What's the BEST elearning advice you ever received?

Nov 20, 2014

Elearning Advice

Hey gang –  If you’ve got a quick sec, can you share your favorite e-learning tip or advice you've ever received? 

I'm at a workshop this week and we're discussing career tips and advice. I'm also asking participants to jump into this thread to post what they shared in today's workshop.

Here are a couple of my personal favorites:

  • Change is always coming
  • Don't listen to the experts
  • Learn to use your tools

If you share your wisdom on Twitter, would you use #AGDN14? Thanks! 

67 Replies
Jacqueline Hutchinson

This also applies to your clients. When you have an issue which impacts scope with a client's course, you figure out a couple of things you can do to work around it and then you identify this to your client so that they can make an informed choice. Shift the decision points back to the appropriate stakeholder. I think our client's would be very disappointed in us if we didn't come to the table armed with alternatives, and your boss is no different.

Ashi (Neha) Tandon

I started mostly on my own with no spoon feeding whatsoever and I feel that's the best thing that has ever happened to me. I became more curious, intrigued and explored a lot.

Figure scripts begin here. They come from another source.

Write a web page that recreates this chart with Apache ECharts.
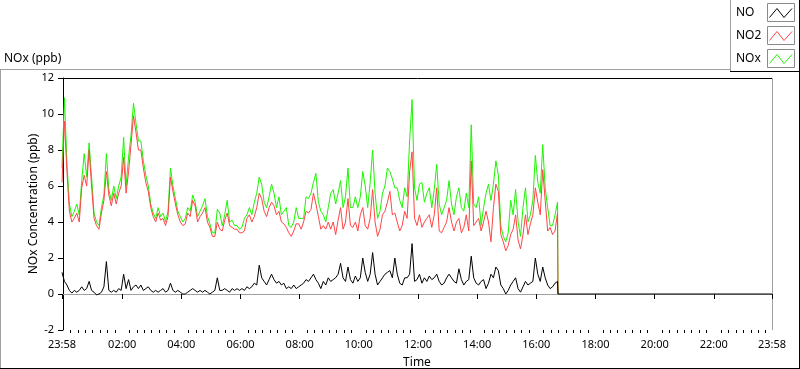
<!DOCTYPE html>
<html>
<head>
<meta charset="utf-8">
<script src="https://cdn.jsdelivr.net/npm/echarts@6/dist/echarts.min.js"></script>
<style>
html,body{margin:0;padding:0;background:#fff;}
#chart{width:800px;height:369px;}
</style>
</head>
<body>
<div id="chart"></div>
<script>
// ---- data (minutes relative to midnight; 23:58 of the previous day = -2) ----
const startMinute = -2;
const stepMinutes = 5;
const dataEndMinute = 1004;   // logging stops here, traces fall to 0
const axisEndMinute = 1438;   // 23:58

const noValues = [
  1.2,0.7,0.5,0.2,0.05,0.2,0.1,0.2,0.4,0.2,
  0.3,0.7,0.2,0.1,-0.05,0.0,0.1,0.4,1.8,0.2,
  0.1,0.2,0.1,0.3,0.2,1.1,0.3,0.8,0.2,0.4,
  0.5,0.3,0.5,0.2,0.3,0.4,0.2,0.1,0.2,0.1,
  0.2,0.3,0.1,0.2,0.6,0.2,0.1,0.2,0.1,0.0,
  0.0,0.1,0.2,0.3,0.2,0.1,0.2,0.1,0.2,0.1,
  0.0,0.1,0.2,0.9,0.2,0.2,0.3,0.2,0.1,0.3,
  0.2,0.3,0.2,0.3,0.2,0.4,0.3,0.4,0.6,0.5,
  1.6,0.9,0.7,0.5,0.8,1.1,0.8,0.6,0.7,0.5,
  0.6,0.3,0.4,0.3,0.5,0.3,0.4,0.5,0.6,0.8,
  0.7,0.9,1.1,0.8,0.6,0.3,0.7,0.5,0.9,0.7,
  0.8,0.9,1.1,1.7,0.9,0.7,1.5,0.8,0.6,1.0,
  0.7,0.9,2.0,1.2,0.7,1.1,2.3,1.1,0.5,0.7,
  0.9,1.1,1.2,1.3,0.9,2.0,1.1,0.6,0.5,0.9,
  0.9,1.1,2.8,0.7,0.8,1.1,0.6,0.9,0.7,1.0,
  0.8,0.9,1.1,0.7,0.5,0.6,0.9,1.1,0.9,0.7,
  0.6,1.4,0.8,0.5,0.7,0.8,2.1,0.9,0.6,0.5,
  0.7,0.8,0.3,0.6,1.1,0.9,1.5,1.3,0.5,0.3,
  0.0,0.2,0.5,0.7,0.9,0.3,0.1,0.4,0.7,0.5,
  0.6,0.7,2.0,1.1,0.7,1.5,0.9,0.5,0.3,0.4,
  0.6,0.7
];

const no2Values = [
  6.2,9.6,6.8,4.6,4.0,4.2,4.5,4.0,5.9,6.6,
  6.0,8.0,6.0,4.2,3.8,3.6,4.5,5.2,6.8,5.5,
  4.9,5.6,5.0,5.6,6.0,7.6,5.6,6.8,8.3,9.9,
  9.0,8.0,8.0,7.0,6.2,5.7,4.8,4.3,4.0,4.5,
  4.1,4.2,3.8,4.3,6.5,5.7,5.0,4.4,4.0,3.8,
  3.9,4.5,4.3,5.2,4.9,4.0,4.3,4.5,4.8,4.0,
  3.7,3.2,3.2,4.0,3.6,3.5,4.1,4.5,3.8,3.7,
  3.6,3.6,3.4,3.4,3.5,4.2,4.4,4.0,4.3,4.8,
  5.6,5.3,4.6,4.3,4.8,5.1,4.9,4.4,4.6,4.0,
  3.9,3.7,3.4,3.2,3.5,3.9,3.9,3.6,4.0,4.6,
  4.5,4.7,5.6,5.0,4.3,3.6,3.8,3.6,4.0,3.6,
  4.0,3.3,4.1,4.8,3.6,4.0,5.3,3.8,3.7,4.0,
  3.5,4.4,4.8,3.8,3.6,4.2,5.8,4.0,3.2,3.6,
  4.4,4.6,5.1,5.7,4.4,4.5,4.0,3.5,3.8,4.6,
  4.2,6.8,7.9,4.2,3.8,4.4,3.7,4.0,4.2,4.4,
  3.7,4.4,5.9,3.5,3.4,3.7,4.0,4.8,4.0,3.5,
  4.0,4.2,3.4,3.7,4.4,3.5,7.4,3.8,4.0,4.2,
  3.5,4.0,4.6,4.0,2.9,4.8,6.1,5.7,3.3,2.9,
  2.4,2.7,3.3,3.6,4.4,3.0,2.5,3.3,4.4,3.3,
  3.9,4.4,5.9,5.1,4.4,6.9,5.2,3.5,3.7,3.3,
  3.5,4.5
];

const noxValues = [
  7.0,10.9,7.3,5.0,4.3,4.6,5.0,4.4,6.3,7.8,
  6.5,8.4,6.5,4.5,4.0,3.8,4.8,5.5,7.8,5.8,
  5.2,6.0,5.3,6.0,6.5,8.7,6.0,7.6,8.8,10.6,
  9.5,8.5,8.5,7.4,6.6,6.0,5.0,4.5,4.2,4.8,
  4.3,4.5,4.0,4.6,7.0,6.0,5.3,4.6,4.3,4.0,
  4.2,4.8,4.6,5.5,5.1,4.3,4.6,4.9,5.3,4.3,
  3.9,3.4,3.4,4.7,4.5,3.8,4.4,5.2,4.0,4.1,
  3.8,3.8,3.6,3.7,4.2,4.4,4.8,4.4,5.1,5.6,
  6.5,6.1,5.1,4.8,5.4,6.1,5.6,4.8,5.4,4.4,
  4.6,4.8,3.8,3.7,4.0,4.8,4.2,4.2,4.2,5.4,
  5.3,5.6,6.2,6.7,5.1,4.6,4.4,4.0,4.8,5.6,
  5.8,5.0,5.6,6.3,4.8,5.4,7.0,4.8,4.8,5.4,
  4.8,5.4,6.8,6.0,4.8,6.2,8.0,5.6,4.2,4.6,
  5.6,6.0,7.0,6.8,6.4,5.9,5.9,5.2,4.8,5.9,
  5.4,8.5,10.8,5.9,5.2,6.1,6.2,5.1,5.6,5.9,
  4.8,5.8,7.2,5.0,4.4,4.8,5.2,6.3,5.0,4.4,
  5.4,5.9,4.8,4.6,5.6,4.8,9.4,5.0,4.8,5.4,
  3.8,4.8,5.6,6.1,5.2,6.1,7.4,6.6,3.8,3.2,
  2.9,3.4,5.2,4.4,5.8,4.0,3.2,4.8,5.9,4.0,
  4.4,5.2,7.7,6.2,5.6,8.3,5.9,4.8,3.8,3.8,
  4.4,5.1
];

const seriesNames = ['NO', 'NO2', 'NOx'];
const seriesColors = ['#000000', '#ff4545', '#1cf500'];

const xTickMinutes = [-2,120,240,360,480,600,720,840,960,1080,1200,1320,1438];
const xTickLabels  = ['23:58','02:00','04:00','06:00','08:00','10:00','12:00','14:00','16:00','18:00','20:00','22:00','23:58'];
const yMin = -2, yMax = 12, yStep = 2;

// ---- build series data ----
function toPairs(values) {
  return values.map((v, i) => [startMinute + i * stepMinutes, v]);
}
const noData = toPairs(noValues).concat([[dataEndMinute, 0], [axisEndMinute, 0]]);
const no2Data = toPairs(no2Values).concat([[dataEndMinute, 0]]);
const noxData = toPairs(noxValues).concat([[dataEndMinute, 0]]);

const minorTicks = [];
for (let m = 15; m < axisEndMinute; m += 15) {
  if (m % 120 !== 0) minorTicks.push(m);
}

const FONT = '"Noto Sans", sans-serif';
const chart = echarts.init(document.getElementById('chart'), null, {renderer: 'canvas'});

const grey = '#a0a0a0';
function hline(x1, x2, y, color) {
  return {type: 'line', shape: {x1: x1, y1: y, x2: x2, y2: y}, style: {stroke: color, lineWidth: 1}, silent: true};
}
function vline(x, y1, y2, color) {
  return {type: 'line', shape: {x1: x, y1: y1, x2: x, y2: y2}, style: {stroke: color, lineWidth: 1}, silent: true};
}

const legendGraphics = [];
seriesNames.forEach((name, i) => {
  const top = 3.5 + i * 23;
  legendGraphics.push({
    type: 'text', x: 736, y: top + 9.5,
    style: {text: name, fill: '#000', font: '12px ' + FONT, verticalAlign: 'middle', align: 'left'}
  });
  legendGraphics.push({
    type: 'rect', shape: {x: 767.5, y: top, width: 27, height: 18},
    style: {fill: '#fff', stroke: '#8a8a8a', lineWidth: 1}
  });
  legendGraphics.push({
    type: 'polyline',
    shape: {points: [[769.5, top + 14], [777, top + 5], [784, top + 14], [792, top + 5]]},
    style: {stroke: seriesColors[i], lineWidth: 1, fill: null}
  });
});

const option = {
  animation: false,
  backgroundColor: '#ffffff',
  grid: {left: 62, top: 78, right: 28, bottom: 39, containLabel: false, outerBoundsMode: 'none'},
  xAxis: [
    {
      type: 'value', min: startMinute, max: axisEndMinute,
      axisLine: {show: true, lineStyle: {color: grey, width: 1}},
      axisTick: {show: true, customValues: xTickMinutes, length: 5, lineStyle: {color: '#000'}},
      axisLabel: {
        show: true, customValues: xTickMinutes, margin: 9,
        color: '#000', fontSize: 11, fontFamily: FONT,
        formatter: function (v) { const i = xTickMinutes.indexOf(v); return i >= 0 ? xTickLabels[i] : ''; }
      },
      splitLine: {show: false},
      name: 'Time', nameLocation: 'middle', nameGap: 27, nameMoveOverlap: false,
      nameTextStyle: {color: '#000', fontSize: 12, fontFamily: FONT}
    },
    {
      type: 'value', min: startMinute, max: axisEndMinute, position: 'bottom',
      axisLine: {show: false},
      axisTick: {show: true, customValues: minorTicks, length: 3, lineStyle: {color: '#000'}},
      axisLabel: {show: false},
      splitLine: {show: false}
    }
  ],
  yAxis: {
    type: 'value', min: yMin, max: yMax, interval: yStep,
    axisLine: {show: true, lineStyle: {color: '#000', width: 1}},
    axisTick: {show: true, length: 5, lineStyle: {color: '#000'}},
    axisLabel: {color: '#000', fontSize: 11, fontFamily: FONT, margin: 8},
    splitLine: {show: false},
    name: 'NOx Concentration (ppb)', nameLocation: 'middle', nameGap: 22, nameMoveOverlap: false,
    nameTextStyle: {color: '#000', fontSize: 12, fontFamily: FONT}
  },
  series: [
    {name: 'NOx', type: 'line', data: noxData, showSymbol: false, symbol: 'none',
     lineStyle: {color: seriesColors[2], width: 1}, z: 2, animation: false},
    {name: 'NO2', type: 'line', data: no2Data, showSymbol: false, symbol: 'none',
     lineStyle: {color: seriesColors[1], width: 1}, z: 3, animation: false},
    {name: 'NO', type: 'line', data: noData, showSymbol: false, symbol: 'none',
     lineStyle: {color: seriesColors[0], width: 1}, z: 4, animation: false}
  ],
  graphic: [
    hline(0, 730, 69.5, grey),
    vline(0.5, 69, 369, grey),
    vline(799.5, 0, 369, '#000'),
    hline(0, 800, 368.5, '#000'),
    vline(730.5, 0, 72, grey),
    hline(730, 800, 71.5, '#000'),
    hline(62, 773, 78.5, '#000'),
    vline(772.5, 78, 330, grey),
    {type: 'text', x: 4, y: 59, style: {text: 'NOx (ppb)', fill: '#000', font: '12px ' + FONT, verticalAlign: 'middle', align: 'left'}}
  ].concat(legendGraphics)
};
chart.setOption(option);
</script>
</body>
</html>
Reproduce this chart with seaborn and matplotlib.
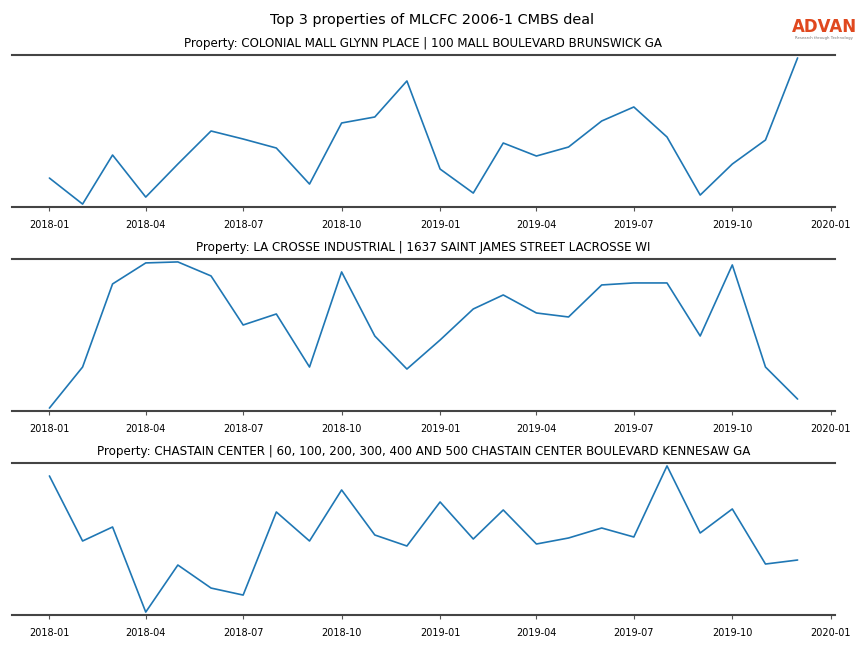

a. Never hesitate to try something new. Out of the box thinking is always appreciated.

b. Explore. It opens the door for new avenues.

c. Always have a Plan B

Kyle Powers

KEEP IT SIMPLE! There are no truer words. I see a lot of overdesigned courses these days. Content should never be subordinated to graphics, interaction or clever games. Don't get me wrong, graphics and gaming that fit the content earn a big blue ribbon: they reinforce learning. But we should never let content get lost in the elements that are meant to support it. 


David Tait
Richard Watson

Never take problems to your boss. Always take solutions.


Applying this principle to client relationships is essential for me. I had a colleague a long time ago who was a fan of highlighting problems in a negative way, never providing a solution. The client at the time called the boss and complained. This has always stuck with me.